Além disso, eles oferecem oficinas de percussão, teatro, dança, artesanato. Para Nilton Formiga, “projetos sociais estão relacionados com o desenvolvimento da habilidade empática, porque ela passa a sensibilizar o jovem. Quando você faz arte, toca, dança, faz teatro, você acaba se sensibilizando com o outro. Porque você não vai apenas representar para si, diante do espelho, você vai atuar para o outro”. O espaço dispõe ainda de uma biblioteca e área de informática com acesso a internet gratuita. “Buscamos o aperfeiçoamento humano das crianças, para que elas se tornem pessoas melhores, apesar de o meio onde elas vivam ser muito violento. As crianças que passam um período maior da infância no projeto, terão boas lembranças desse período escolar. Enfim, trabalhamos para que as crianças possam ver o mundo de uma forma bem melhor”, conta Jânia Paula. E prossegue: “Temos muitos relatos das famílias que acompanhamos, de mães falando que os filhos eram mais rebeldes, mais agressivos e que agora mudaram.
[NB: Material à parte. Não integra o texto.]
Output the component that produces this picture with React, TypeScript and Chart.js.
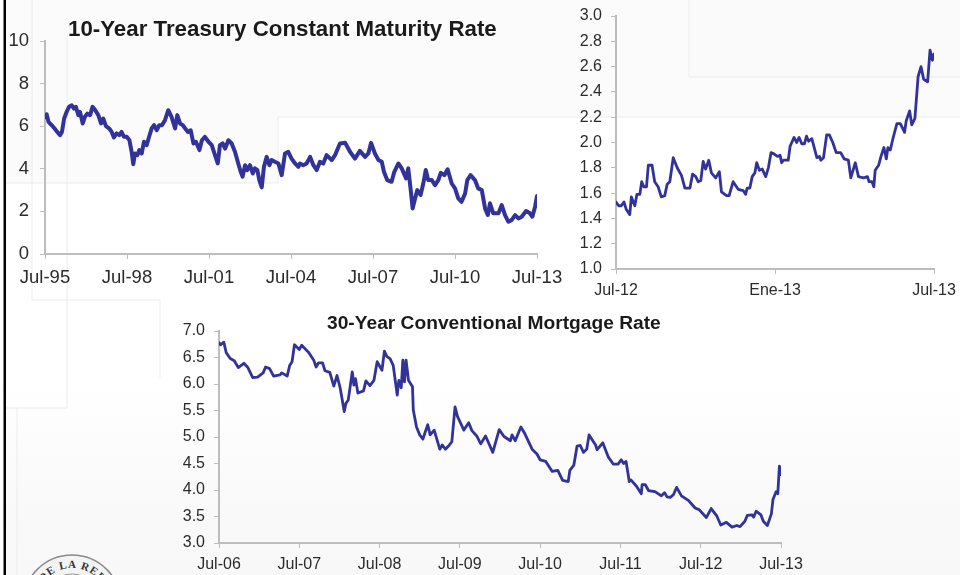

Temos casos de jovens que saíram de quadro de depressão, que tinham dificuldade na escola, de se relacionar com pessoas e que agora melhoraram.”

Jânia conclui afirmando que o processo de aprendizado tem que ser uma via de mão dupla e o professor também deve estar aberto para aprender. “Não só a criança muda nessa relação, a gente também muda em relação a elas. A partir do momento que você recebe qualquer criança, você passa a ver o mundo de uma forma diferente e se torna outra pessoa. Porque se eu preciso dar exemplo de amorosidade, não basta eu falar de amor, eu tenho que demonstrar o que é amor”, conclui.